[Dixielandjazz] ODJB

TCASHWIGG at aol.com TCASHWIGG at aol.com
Mon Nov 17 14:21:36 PST 2003

In a message dated 11/17/03 9:14:45 AM Pacific Standard Time, 
barbonestreet at earthlink.net writes:

> There will always be different views, for example, about whether is was
> Armstrong who fathered "swing" or somebody else. The main point to be
> made is that the music is colorblind and when you hear it without seeing
> who was playing, you cannot tell race, creed or religion of the player
> with any certainty, except where certain stylists are readily
> identifiable by the uniqueness of their sound.
> Cheers,
> Steve Barbone
Seldom do we disagree, Steve, but to my ears, I hear differences in Black 
American Jazz and Blues players all the time and can usuallly tell a Black Band 
when I hear it on the radio without knowing who they are or seeing them.   I 
guess it comes from working with them for so many years and being able to hear 
and feel their musical accents.

I also hear the difference in British, German and Dutch, and French and other 
European bands as compared with Black American players.   Many of them are 
indeed great players, but the tones, and mannerisims and styles are distinctly 
different to my ears.

If this was not true I would not get constant requests for Black American 
musicians to come to Europe and play.   Obviously I am not the only one who hears 
this.   I have in the past been chastised for bringing Black American Blues 
and Jazz singers to festivals with White players or even using European bands 
to back them.

There is indeed something unique about Black American Music that is 
distinguishable, just listen to the Preservation Hall Jazz Band, Kermit Ruffins, any 
number of New Orleans Brass Bands  recordings side by side with most White 
Dixieland Bands recordings.

This is why I seem to often have a hard time discussing Dixieland Music on 
the list and put my foot in my mouth far too often.

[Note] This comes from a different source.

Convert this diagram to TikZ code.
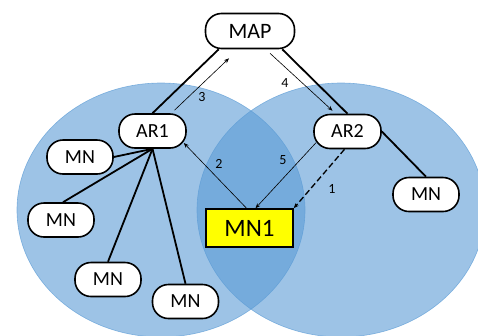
\documentclass[tikz,border=0pt]{standalone}
\usepackage{fontspec}
\setmainfont{Carlito}
\usetikzlibrary{arrows.meta,calc}

\definecolor{cellblue}{RGB}{91,155,213}
\definecolor{mnyellow}{RGB}{255,255,0}

\tikzset{every picture/.style={line width=0.75pt}}
\tikzset{
  pill/.style={draw, line width=1.6pt, fill=white, rounded corners=16pt,
    minimum width=66pt, minimum height=34pt, inner sep=0pt,
    font=\fontsize{20}{20}\selectfont},
  cell/.style={fill=cellblue, fill opacity=0.6, draw=cellblue, draw opacity=0.7, line width=0.6pt},
  link/.style={line width=1.8pt},
  msg/.style={line width=0.6pt, -{Stealth[length=5pt,width=4pt]}},
  num/.style={inner sep=0.75pt, font=\fontsize{14}{14}\selectfont},
}

\begin{document}
\begin{tikzpicture}[x=1pt,y=1pt,yscale=-1,xscale=1]
\useasboundingbox (0,0) rectangle (478,335);
\clip (0,0) rectangle (478,335);

%Cells
\path[cell] (161,210) ellipse [x radius=144, y radius=127];
\path[cell] (341,210) ellipse [x radius=144, y radius=127];

% Router nodes
\node[pill, minimum width=89pt, minimum height=35pt, font=\fontsize{22}{22}\selectfont] (map) at (250,31) {MAP};
\node[pill, minimum width=67pt] (ar1) at (152.5,131) {AR1};
\node[pill, minimum width=67pt] (ar2) at (347.5,131.5) {AR2};

% Mobile nodes
\node[pill] (mna) at (80,157) {MN};
\node[pill] (mnb) at (61,220) {MN};
\node[pill] (mnc) at (108,279.5) {MN};
\node[pill] (mnd) at (185.5,301.5) {MN};
\node[pill] (mnr) at (426,194.5) {MN};
\node[draw, line width=1.6pt, fill=mnyellow, minimum width=87pt, minimum height=38pt,
  inner sep=0pt, font=\fontsize{25}{25}\selectfont] (mn1) at (249.5,228) {MN1};

%Straight Lines
\draw[link] ($(map.south west)+(14,0)$) -- (ar1.north);
\draw[link] ($(map.south east)+(-13,0)$) -- (ar2.north);
\draw[link] (ar1.south) -- (mna.east);
\draw[link] (ar1.south) -- ($(mnb.north)+(2,0)$);
\draw[link] (ar1.south) -- (mnc.north);
\draw[link] (ar1.south) -- (mnd.north);
\draw[link] (ar2.east) -- (mnr.north);

%Signalling arrows
\draw[msg] ($(ar1.north)+(22,-3)$) -- ($(map.south)+(-21,9)$);
\draw[msg] ($(map.south)+(20,4)$) -- ($(ar2.north)+(-15,-3)$);
\draw[msg] ($(mn1.north)+(-3,0)$) -- ($(ar1.east)+(-3,12)$);
\draw[msg] ($(ar2.west)+(3,11)$) -- ($(mn1.north)+(6,0)$);
\draw[msg, line width=1.3pt, dash pattern=on 6pt off 3pt] ($(ar2.south)+(-3,0)$) -- (mn1.north east);

% Text Node
\node[num] (n3) at (202,97) {3};
\node[num] (n4) at (285,83) {4};
\node[num] (n2) at (219,164) {2};
\node[num] (n5) at (283,160) {5};
\node[num] (n1) at (332,189) {1};

\end{tikzpicture}
\end{document}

I have always viewed Traditional Jazz as being Black American rooted music 
and Dixieland as predominately White Jazz, and there is nothing wrong with 
either.   Perhaps we all just get it confused when we try to put all Jazz in the 
same box, and get it out of perspective.

I certainly do not have the background or expertise of the majority of the 
players and historians on this list but I do know what I hear, and if I have 
bought into the New Orleans MYTH about Jazz originating from Early Gospel, Blues 
and Jazz of Blacks in the South then I shall reamina an outcast ont he 
Dixieland Purist list for sure.  Or at best be dismissed as a non believer and true 
follower.   Well so be it.   But I hear a difference int he music almost 
immediately, unless the Black musicians are trying desperately to sound White, as 
many of them have done thinking it was necessary to get employment.

I dare say you can take any number of Black Musicians and have them play with 
a white band and they will not sound Black, but take those same musicians and 
put them into an all Black Band hired to play for a Black audience and you 
will hear a totally different sound.

Many Black American musicians have been re-trained to play music the way they 
think White folks want it to sound, but what they missed in most cases is 
that the White folks really want to hear it played the way they play it for Black 
audiences.  At least in my experiences and opinion.

Music written and arranged on sheet music is more than likely colorblind, but 
the way it is played in my opinion is not.